Who it suits: families who want a smaller setting from Nursery to Year 4, value a Christian ethos in day-to-day school life, and like the idea of structured enrichment alongside a broad curriculum. The key decision is whether the school’s improvement priorities and the Year 5 transition fit your child and your logistics.
The most recent inspection confirms safeguarding standards are met and describes a calm, orderly environment with respectful relationships. It also identifies clear areas needing attention, including attendance, early years outcomes, and writing fluency. Families should weigh both sides: a positive culture and inclusive practice, plus a focused improvement agenda.
Reception admissions follow the local authority timetable.

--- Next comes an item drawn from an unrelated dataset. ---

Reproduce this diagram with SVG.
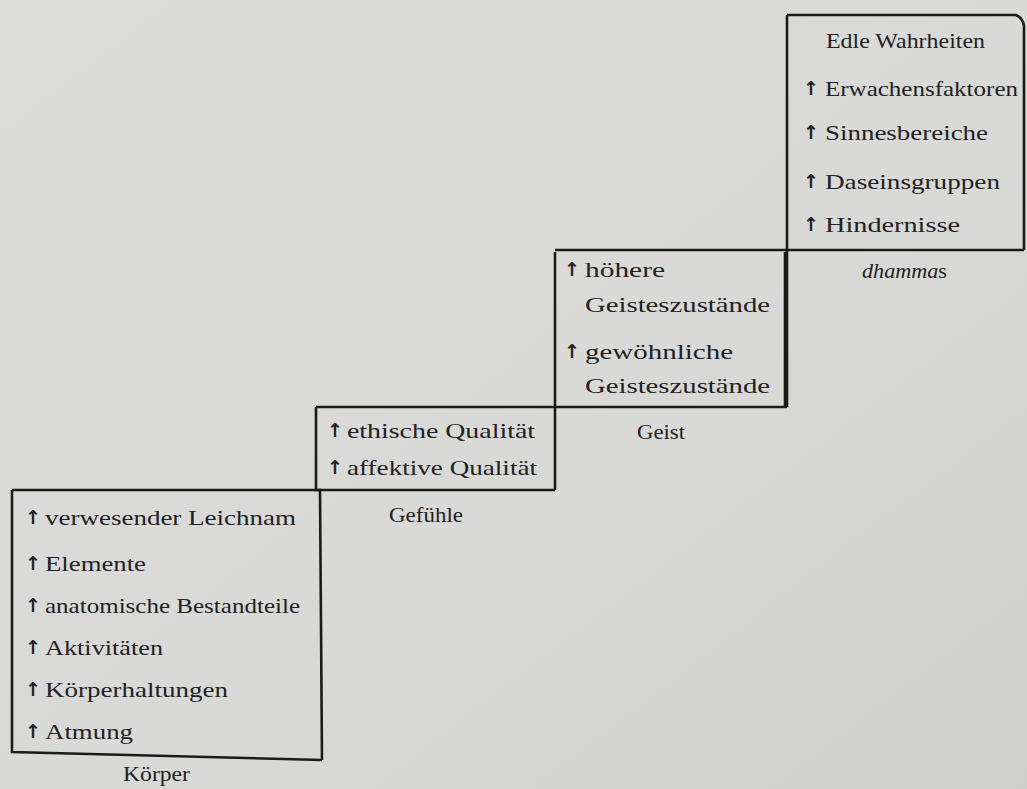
<svg xmlns="http://www.w3.org/2000/svg" width="1027" height="789" viewBox="0 0 1027 789">
<style>
.t{font-family:"Liberation Serif","DejaVu Serif",serif;font-size:22px;fill:#222}
.a{font-family:"DejaVu Sans","Liberation Sans",sans-serif;font-size:19px;fill:#222;font-weight:bold}
.ln{fill:none;stroke:#1a1a1a;stroke-width:2.6;stroke-linejoin:miter}
</style>
<defs>
<linearGradient id="bg" x1="0" y1="0" x2="1" y2="1">
<stop offset="0" stop-color="#dcdcda"/>
<stop offset="0.6" stop-color="#d8d8d6"/>
<stop offset="1" stop-color="#cfd0ce"/>
</linearGradient>
</defs>
<rect width="1027" height="789" fill="url(#bg)"/>
<g id="connectors">
<path class="ln" d="M787,15 L1016,15 Q1023,18 1024,26 L1024,250"/>
<path class="ln" d="M555,250 L1024,250"/>
<path class="ln" d="M787,15 L787,407"/>
<path class="ln" d="M555,252 L555,490"/>
<path class="ln" d="M785,252 L785,407"/>
<path class="ln" d="M316,407 L787,407"/>
<path class="ln" d="M316,407 L316,490 L320,490 L322,760"/>
<path class="ln" d="M12,490 L555,490"/>
<path class="ln" d="M12,490 L12,752 L322,760"/>
</g>
<g id="dhammas">
<text class="t" x="826" y="48" textLength="159" lengthAdjust="spacingAndGlyphs">Edle Wahrheiten</text>
<text class="a" x="803" y="95">↑</text>
<text class="t" x="825" y="96" textLength="193" lengthAdjust="spacingAndGlyphs">Erwachensfaktoren</text>
<text class="a" x="803" y="139">↑</text>
<text class="t" x="825" y="140" textLength="163" lengthAdjust="spacingAndGlyphs">Sinnesbereiche</text>
<text class="a" x="803" y="188">↑</text>
<text class="t" x="825" y="189" textLength="175" lengthAdjust="spacingAndGlyphs">Daseinsgruppen</text>
<text class="a" x="803" y="231">↑</text>
<text class="t" x="825" y="232" textLength="135" lengthAdjust="spacingAndGlyphs">Hindernisse</text>
<text class="t" x="862" y="278" textLength="85" lengthAdjust="spacingAndGlyphs"><tspan font-style="italic">dhamma</tspan>s</text>
</g>
<g id="geist">
<text class="a" x="564" y="276">↑</text>
<text class="t" x="585" y="277" textLength="80" lengthAdjust="spacingAndGlyphs">höhere</text>
<text class="t" x="585" y="312" textLength="185" lengthAdjust="spacingAndGlyphs">Geisteszustände</text>
<text class="a" x="564" y="358">↑</text>
<text class="t" x="585" y="359" textLength="148" lengthAdjust="spacingAndGlyphs">gewöhnliche</text>
<text class="t" x="585" y="393" textLength="185" lengthAdjust="spacingAndGlyphs">Geisteszustände</text>
<text class="t" x="637" y="439" textLength="48" lengthAdjust="spacingAndGlyphs">Geist</text>
</g>
<g id="gefuehle">
<text class="a" x="327" y="437">↑</text>
<text class="t" x="347" y="438" textLength="188" lengthAdjust="spacingAndGlyphs">ethische Qualität</text>
<text class="a" x="327" y="474">↑</text>
<text class="t" x="347" y="475" textLength="190" lengthAdjust="spacingAndGlyphs">affektive Qualität</text>
<text class="t" x="389" y="522" textLength="74" lengthAdjust="spacingAndGlyphs">Gefühle</text>
</g>
<g id="koerper">
<text class="a" x="25" y="524">↑</text>
<text class="t" x="45" y="525" textLength="251" lengthAdjust="spacingAndGlyphs">verwesender Leichnam</text>
<text class="a" x="25" y="570">↑</text>
<text class="t" x="45" y="571" textLength="101" lengthAdjust="spacingAndGlyphs">Elemente</text>
<text class="a" x="25" y="612">↑</text>
<text class="t" x="45" y="613" textLength="255" lengthAdjust="spacingAndGlyphs">anatomische Bestandteile</text>
<text class="a" x="25" y="654">↑</text>
<text class="t" x="45" y="655" textLength="118" lengthAdjust="spacingAndGlyphs">Aktivitäten</text>
<text class="a" x="25" y="696">↑</text>
<text class="t" x="45" y="697" textLength="183" lengthAdjust="spacingAndGlyphs">Körperhaltungen</text>
<text class="a" x="25" y="738">↑</text>
<text class="t" x="45" y="739" textLength="88" lengthAdjust="spacingAndGlyphs">Atmung</text>
<text class="t" x="123" y="781" textLength="67" lengthAdjust="spacingAndGlyphs">Körper</text>
</g>
</svg>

For September 2026 start, applications open on 11 November 2025 and close on 15 January 2026, with offers issued on 16 April 2026. Parents should check the local authority guidance for the full process and any supplementary steps.
Nursery places are applied for directly to the school, rather than only through the local authority portal. The school also signposts funded early years hours for eligible families. For current Nursery availability and how sessions are organised, contact the school to discuss your child’s start term and preferred pattern.
The school day begins at 8:35am, with gates opening at 8:25am. Monday to Thursday finishes at 3:30pm, while Friday finishes at 1:00pm, with optional activities available later on Fridays.
Because this is a first school, pupils typically move to middle school for Year 5. Local middle schools list this school among their feeder schools, and families should research Year 5 admissions early so the transition feels planned rather than sudden.